Bikram, Wild Wild Country, Keep Sweet Pray and Obey, Pray Away, John of God, The Family gibi sahte tarikat belgesellerinin ve de 2019 yapımı Midsommar filminin ardından Marx’ın cümlesine takılı kaldım ben de. Eskiden üzerinde düşünme gereği bile duymadığım bu cümle beni bu sefer etkisi altına aldı. Marx “Din afyondur!” derken neyi kastediyordu? Sahte dinleri kastetmiş olabilir miydi? Tabii ki hayır!
Karl Marx’ın afyon olarak tanımladığı din, Hristyanlıktı. Hepimizin malumudur, papazlarının(!) elinde oyuncak hâline gelmiş ve iyice bozulmuş olan bu din, artık insanları iyiden iyiye rahatsız ediyordu.
tahammül
Hak dinin “bozulmuş versiyonlarına” bile tahammül edemeyen insanoğlunun, karşısına çıkan “sahte dinlere” kapılıp aldanmasıysa benim için kocaman bir muamma. Bu muamma, seyrettiğim belgesellerden ve özellikle Midsommar’dan sonra iyiden iyiye sıkı bir bilmeceye dönüştü.
Zamanında beynini çıkarıp sahte şeyhinin önüne bırakmış; onun zırvalıklarından başka bir şey dinlememiş pek çok “eski tarikat üyesi”nin verdiği röportajlara şahit oldum bu belgesellerde. Bazısı şimdilerde durumun farkında olsa da işin içinden uzun süre çıkamamıştı. Kimisi de hâlâ aklına şaşıyordu, “Ben bu işlere nasıl kandım?” diye dizlerini döverken. Sahte şeyhine bağlı küçük bir grubunsa dünyayla pek bir alış verişi yoktu. Sahte şeyhleri hapislerde sürünüyor olsa bile!
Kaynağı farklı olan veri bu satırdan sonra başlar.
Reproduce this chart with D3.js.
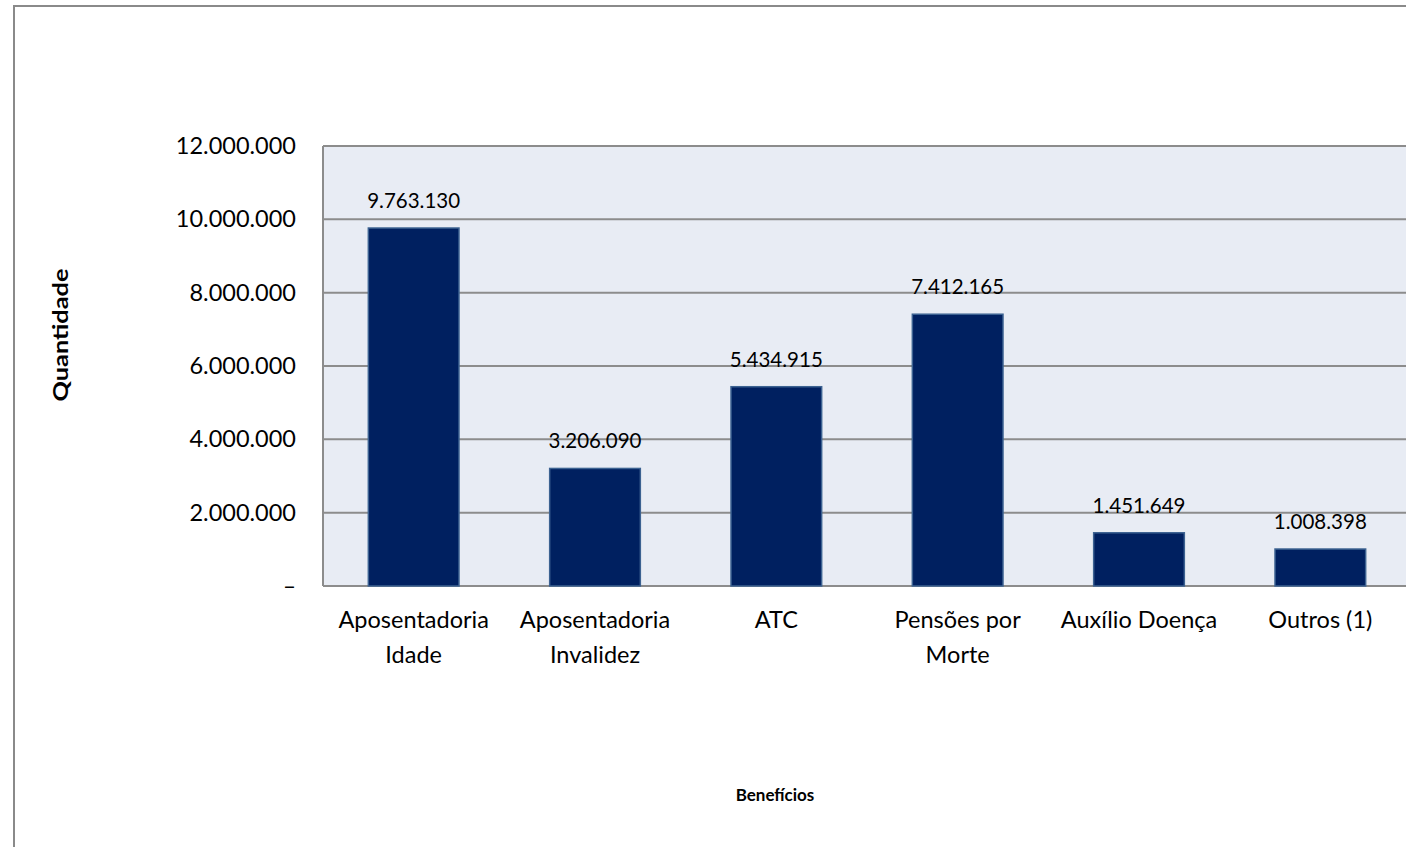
<!DOCTYPE html>
<html>
<head>
<meta charset="utf-8">
<script src="https://cdn.jsdelivr.net/npm/d3@7"></script>
<style>
  html, body { margin: 0; padding: 0; background: #ffffff; overflow: hidden; }
  svg { display: block; font-family: Lato, "Open Sans", sans-serif; }
</style>
</head>
<body>
<svg id="chart" width="1406" height="847"></svg>
<script>
// Benefícios por espécie: quantidade
const categories = [
  ["Aposentadoria", "Idade"],
  ["Aposentadoria", "Invalidez"],
  ["ATC"],
  ["Pensões por", "Morte"],
  ["Auxílio Doença"],
  ["Outros (1)"]
];
const values = [9763130, 3206090, 5434915, 7412165, 1451649, 1008398];
const yTicks = [0, 2000000, 4000000, 6000000, 8000000, 10000000, 12000000];
const yTitle = "Quantidade";
const xTitle = "Benefícios";

const svg = d3.select("#chart");

// Outer chart frame (runs past the right and bottom edges of the view)
svg.append("rect")
  .attr("x", 14).attr("y", 6)
  .attr("width", 1500).attr("height", 1000)
  .attr("fill", "#ffffff")
  .attr("stroke", "#8a8a8a").attr("stroke-width", 2);

const plot = { left: 323, top: 146, bottom: 586, right: 1411 };

const keys = categories.map(c => c.join(" "));
const x = d3.scaleBand()
  .domain(keys)
  .range([plot.left, plot.right])
  .paddingInner(0.5)
  .paddingOuter(0.25);

const y = d3.scaleLinear()
  .domain([0, 12000000])
  .range([plot.bottom, plot.top]);

// Plot background
svg.append("rect")
  .attr("x", plot.left).attr("y", plot.top)
  .attr("width", plot.right - plot.left).attr("height", plot.bottom - plot.top)
  .attr("fill", "#e8ecf4");

// Horizontal gridlines
svg.append("g")
  .selectAll("line")
  .data(yTicks)
  .join("line")
  .attr("x1", plot.left).attr("x2", plot.right)
  .attr("y1", d => y(d)).attr("y2", d => y(d))
  .attr("stroke", "#8c8c8c").attr("stroke-width", 2);

// Left plot border
svg.append("line")
  .attr("x1", plot.left).attr("x2", plot.left)
  .attr("y1", plot.top).attr("y2", plot.bottom)
  .attr("stroke", "#8c8c8c").attr("stroke-width", 2);

// Y axis labels
const fmt = d3.formatLocale({ decimal: ",", thousands: ".", grouping: [3], currency: ["R$", ""] }).format(",.0f");
const yAxis = d3.axisLeft(y)
  .tickValues(yTicks)
  .tickSize(0)
  .tickPadding(27)
  .tickFormat(d => d === 0 ? "–" : fmt(d));
svg.append("g")
  .attr("transform", `translate(${plot.left},0)`)
  .call(yAxis)
  .call(g => g.select(".domain").remove())
  .call(g => g.selectAll("text")
    .attr("font-family", "Lato, sans-serif")
    .attr("font-size", 23.5)
    .attr("fill", "#000"))
  .call(g => g.selectAll(".tick")
    .filter(d => d === 0)
    .select("text")
    .attr("textLength", 13)
    .attr("lengthAdjust", "spacingAndGlyphs"));

// Bars
svg.append("g")
  .selectAll("rect")
  .data(values)
  .join("rect")
  .attr("x", (d, i) => x(keys[i]))
  .attr("y", d => y(d))
  .attr("width", x.bandwidth())
  .attr("height", d => y(0) - y(d))
  .attr("fill", "#002060")
  .attr("stroke", "#3c6291").attr("stroke-width", 1.5);

// Value labels
svg.append("g")
  .selectAll("text")
  .data(values)
  .join("text")
  .attr("x", (d, i) => x(keys[i]) + x.bandwidth() / 2)
  .attr("y", d => y(d) - 20)
  .attr("text-anchor", "middle")
  .attr("font-size", 20.5)
  .attr("fill", "#000")
  .text(d => fmt(d));

// Category labels
const catG = svg.append("g");
categories.forEach((lines, i) => {
  const t = catG.append("text")
    .attr("x", x(keys[i]) + x.bandwidth() / 2)
    .attr("y", 628)
    .attr("text-anchor", "middle")
    .attr("font-size", 23.5)
    .attr("fill", "#000");
  lines.forEach((ln, j) => {
    t.append("tspan")
      .attr("x", x(keys[i]) + x.bandwidth() / 2)
      .attr("dy", j === 0 ? 0 : 35)
      .text(ln);
  });
});

// Axis titles
svg.append("text")
  .attr("x", 775).attr("y", 801)
  .attr("text-anchor", "middle")
  .attr("font-size", 17).attr("font-weight", "bold")
  .attr("fill", "#000")
  .text(xTitle);

svg.append("text")
  .attr("transform", "translate(68,335) rotate(-90)")
  .attr("text-anchor", "middle")
  .attr("font-size", 20).attr("font-weight", "bold")
  .attr("textLength", 133).attr("lengthAdjust", "spacingAndGlyphs")
  .attr("fill", "#000")
  .text(yTitle);
</script>
</body>
</html>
Gerek eski “üye”lerin, gerekse hâlihazırdakilerin gözlerinde tek bir şey gördüm: İnanma arzusu. İnsanın içinde bir yerlerde, belki de en derinlerde duyduğu bu arzu, Yaradan’ın biz insanlara en güzel hediyelerinden biri. Ne yazık ki bu inanma arzusunu aklımızı kullanmadan yönetince akıl almaz yollara sapıyor; tarafgirlikten de öte partizanlaşıyor ve hatta körleşiyoruz.
Tanıdık Hatlar
Sahte tarikat şeyhlerini müdakkik bir nazarla gözlemlediğinizde karşınıza pek de yabancı olmayan, diktatör siyasi parti liderlerinin kabataslak hatları çıkıyor. “How to Become a Tyrant?” belgeselinde tanıttıkları tiranların hususiyetleriyle neredeyse tıpatıp aynı özellikler bunlar. Paraya tapma, iktidarı elinde tutmak için her şeyi yapma, ayak kaydırma, iftira atma, kendisine karşı çıkanı şeytanlaştırma, kadını aşağılayan bir bakış açısına sahip olma ve de kendisinin ilahi bir lider olduğuna herkesten çok inanma bunlardan sadece birkaçı.
Hâl böyleyken bunca insan nasıl kanmış, nasıl kandırılmış diye bir soru geliyor insanın aklına. Sadece inanma arzusuyla açıklayamayacağımız çok kompleks bir durum var ortada. Dışlanmaktan ve de menfaatini kaybetmekten korkanların dışında, gerçekten inanan insanlar niye inanıyordu bu sahte dinlere, sahte tarikatlara?
İşin bu kısmında Marx’la karşı karşıya geliyoruz. “Hayır hayır!” diyorum Marx’a. “Dini, dinleri suçlayamazsın! Suçlanacak bir şey varsa o da bağnazlığın ta kendisi.”
Sanırım Karl Marx’ın kastettiği de aslında dinin kendisi değil; o dini kötüye kullananlardı. “Bağnazlık ve cehalet afyondur.” deseymiş keşke! O zaman bu deyiş bugün ne de güzel otururdu yerine. Biz de gerile gerile, “Marx ne güzel demişsin / Bal u şeker yemişsin!” derdik.
Tuhaf ve Korkunç Bir Festival
Midsommar, 2019’da yönetmen Ari Aster tarafından çekilen bir korku-drama filmidir. Film, Amerikalı bir üniversite öğrencisi olan Dani’nin (Florence Pugh) trajik bir olayın ardından sevgilisi Christian (Jack Reynor) ve arkadaşlarıyla birlikte Hårga adlı bir tarikatın gerçekleştirdiği bu Midsommar Festivali için İsveç’e gitmesi ile başlar. Başlangıçta eğlenceli gibi görünen bu festival, zamanla tuhaf ve korkunç olaylara dönüşür.